Rain, Ruins, and Alpine Trails: Hiking Into Courmayeur on Day Five
The day began bright and sunny as I descended toward the skiing town of Courmayeur, transitioning from sandy trails to paved streets. Most of the hike took place under the forest canopy, offering glimpses of ski lifts and paths on the surrounding hills. Along the way, I passed an abandoned house tucked deep in the trees, its crumbling floors and holes in the roof telling silent stories of a life long gone. I couldn't resist exploring, marveling at the eerie beauty of forgotten spaces before continuing down the trail.
Navigating the unstable terrain with sore knees made progress slow, and a sudden realization hit me: I desperately needed a bathroom. Fortunately, the bus station in the city center came to the rescue. With a sense of relief, I stocked up on cash and snacks before heading uphill to the town square. From there, I gazed over the valley, marveling at the village houses and mountains beyond. Courmayeur's streets were lined with luxury shops, wine tasting rooms, and high-end restaurants, a stark contrast to the rugged mountain trails just behind them.
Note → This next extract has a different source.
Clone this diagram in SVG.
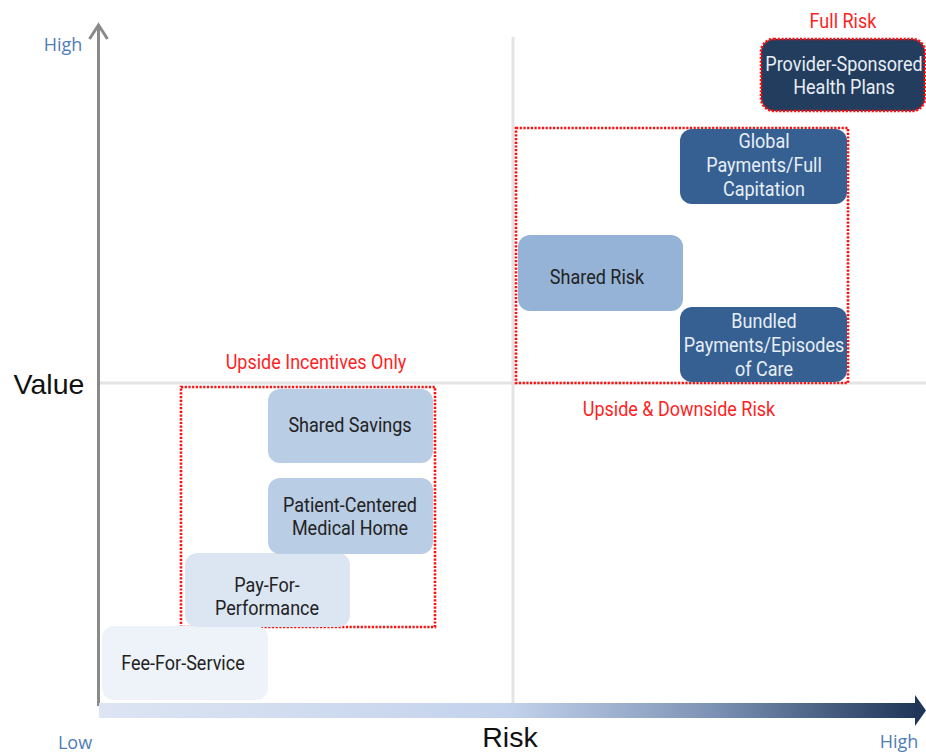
<svg xmlns="http://www.w3.org/2000/svg" width="926" height="754" viewBox="0 0 926 754">
  <defs>
    <linearGradient id="riskGrad" x1="0" y1="0" x2="1" y2="0">
      <stop offset="0" stop-color="#dde5f3"/>
      <stop offset="0.5" stop-color="#c3d2ec"/>
      <stop offset="0.75" stop-color="#7d93b5"/>
      <stop offset="1" stop-color="#1f3658"/>
    </linearGradient>
  </defs>
  <style>
    .grid { stroke: #e4e4e4; stroke-width: 3; fill: none; }
    .axis { stroke: #8a8a8a; stroke-width: 3; fill: none; }
    .zone { fill: none; stroke: #ff0f0f; stroke-width: 2.6; stroke-dasharray: 2.2 1.5; }
    .box { stroke: none; }
    .lvl0 { fill: #eef3f9; }
    .lvl1 { fill: #dce6f2; }
    .lvl2 { fill: #b9cde5; }
    .lvl3 { fill: #95b3d7; }
    .lvl4 { fill: #366092; }
    .lvl5 { fill: #233d5f; }
    .t { font-family: Roboto, "Liberation Sans", sans-serif; font-size: 20px; text-anchor: middle; }
    .dark { fill: #222; }
    .light { fill: #e8eef6; }
    .red { fill: #ff1f1f; font-family: Roboto, "Liberation Sans", sans-serif; font-size: 20px; text-anchor: middle; }
    .tick { fill: #4f7db5; font-family: "Open Sans", "Liberation Sans", sans-serif; font-size: 18px; text-anchor: middle; }
    .axlabel { fill: #111; font-family: "Liberation Sans", Arial, sans-serif; font-size: 28.5px; text-anchor: middle; }
  </style>

  <!-- quadrant guide lines -->
  <g id="grid">
    <line class="grid" x1="100" y1="383" x2="926" y2="383"/>
    <line class="grid" x1="513" y1="37" x2="513" y2="703"/>
  </g>

  <!-- axes -->
  <g id="connectors">
    <line class="axis" x1="98.5" y1="706" x2="98.5" y2="26"/>
    <polyline class="axis" points="89.5,39 98.5,25 107.5,39" stroke-linejoin="miter"/>
    <rect x="99" y="703" width="818" height="15" fill="url(#riskGrad)"/>
    <polygon points="915,695 926,710.5 915,726" fill="#1f3658"/>
  </g>

  <!-- axis labels -->
  <g id="axis-labels">
    <text class="tick" x="63" y="51">High</text>
    <text class="tick" x="75" y="749">Low</text>
    <text class="tick" x="899" y="748">High</text>
    <text class="axlabel" x="49" y="394">Value</text>
    <text class="axlabel" x="510" y="747">Risk</text>
  </g>

  <!-- risk zones -->
  <g id="zone-upside">
    <rect class="zone" x="181" y="387" width="254" height="240"/>
    <text class="red" transform="translate(316 369) scale(0.9 1)">Upside Incentives Only</text>
  </g>
  <g id="zone-downside">
    <rect class="zone" x="516" y="128" width="332" height="255"/>
    <text class="red" transform="translate(679 416) scale(0.9 1)">Upside &amp; Downside Risk</text>
  </g>

  <!-- payment models -->
  <g id="fee-for-service">
    <rect class="box lvl0" x="102" y="626" width="166" height="74" rx="12"/>
    <text class="t dark" transform="translate(183 670) scale(0.9 1)">Fee-For-Service</text>
  </g>
  <g id="pay-for-performance">
    <rect class="box lvl1" x="185" y="553" width="165" height="74" rx="12"/>
    <text class="t dark" transform="translate(267 592) scale(0.9 1)">Pay-For-</text>
    <text class="t dark" transform="translate(267 615) scale(0.9 1)">Performance</text>
  </g>
  <g id="patient-centered-medical-home">
    <rect class="box lvl2" x="268" y="478" width="165" height="76" rx="12"/>
    <text class="t dark" transform="translate(350 512) scale(0.9 1)">Patient-Centered</text>
    <text class="t dark" transform="translate(350 535) scale(0.9 1)">Medical Home</text>
  </g>
  <g id="shared-savings">
    <rect class="box lvl2" x="268" y="389" width="165" height="74" rx="12"/>
    <text class="t dark" transform="translate(350 432) scale(0.9 1)">Shared Savings</text>
  </g>
  <g id="shared-risk">
    <rect class="box lvl3" x="518" y="235" width="165" height="76" rx="12"/>
    <text class="t dark" transform="translate(597 284) scale(0.9 1)">Shared Risk</text>
  </g>
  <g id="global-payments">
    <rect class="box lvl4" x="680" y="129" width="167" height="75" rx="12"/>
    <text class="t light" transform="translate(764 148) scale(0.9 1)">Global</text>
    <text class="t light" transform="translate(764 172) scale(0.9 1)">Payments/Full</text>
    <text class="t light" transform="translate(764 196) scale(0.9 1)">Capitation</text>
  </g>
  <g id="bundled-payments">
    <rect class="box lvl4" x="680" y="307" width="167" height="75" rx="12"/>
    <text class="t light" transform="translate(764 328) scale(0.9 1)">Bundled</text>
    <text class="t light" transform="translate(764 352) scale(0.9 1)">Payments/Episodes</text>
    <text class="t light" transform="translate(764 376) scale(0.9 1)">of Care</text>
  </g>
  <g id="provider-sponsored-health-plans">
    <rect class="box lvl5" x="761" y="39" width="164" height="72" rx="13"/>
    <rect class="zone" x="761" y="39" width="164" height="72" rx="13"/>
    <text class="t light" transform="translate(844 71) scale(0.9 1)">Provider-Sponsored</text>
    <text class="t light" transform="translate(844 94) scale(0.9 1)">Health Plans</text>
    <text class="red" transform="translate(843 28) scale(0.9 1)">Full Risk</text>
  </g>
</svg>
I reunited with Barak and Neta, whom I had met three days earlier, and we walked together until the first mountain ascent outside Villair. Rain began to fall, alternating between cooling drizzle and steady sheets, making the trail slippery and the rivers along the path challenging to cross. I didn't mind, the sound of rain on leaves has always been one of my favorite hiking companions. At Rifugio Bertone, 650 meters above Courmayeur, I took a break and snacked while waiting for Barak and Neta, enjoying the panoramic views of the Aosta Valley.
The high passes of the day, Col Sapin and Pas Entre-Deux-Sauts, were deemed too dangerous under the worsening weather, so we took a flatter, safer route to our final Italian refuge. Even on mostly level ground, the trail was muddy and slick, forcing us to scramble over waterfalls, rivers, and ruins along the way. I paused at the ruins, imagining the people who had once called them home, before making a final push over a short, steep incline to our destination.
The evening was a mix of exhaustion and comfort. I endured my second cold shower, learning the hard way that late arrivals mean less hot water. Dinner was a chance to reconnect with familiar faces from Les Houches and meet new hikers along the way. Outside, the clouds blanketed the mountains, obscuring the stars, but the day's sense of accomplishment and camaraderie made it a perfect alpine evening.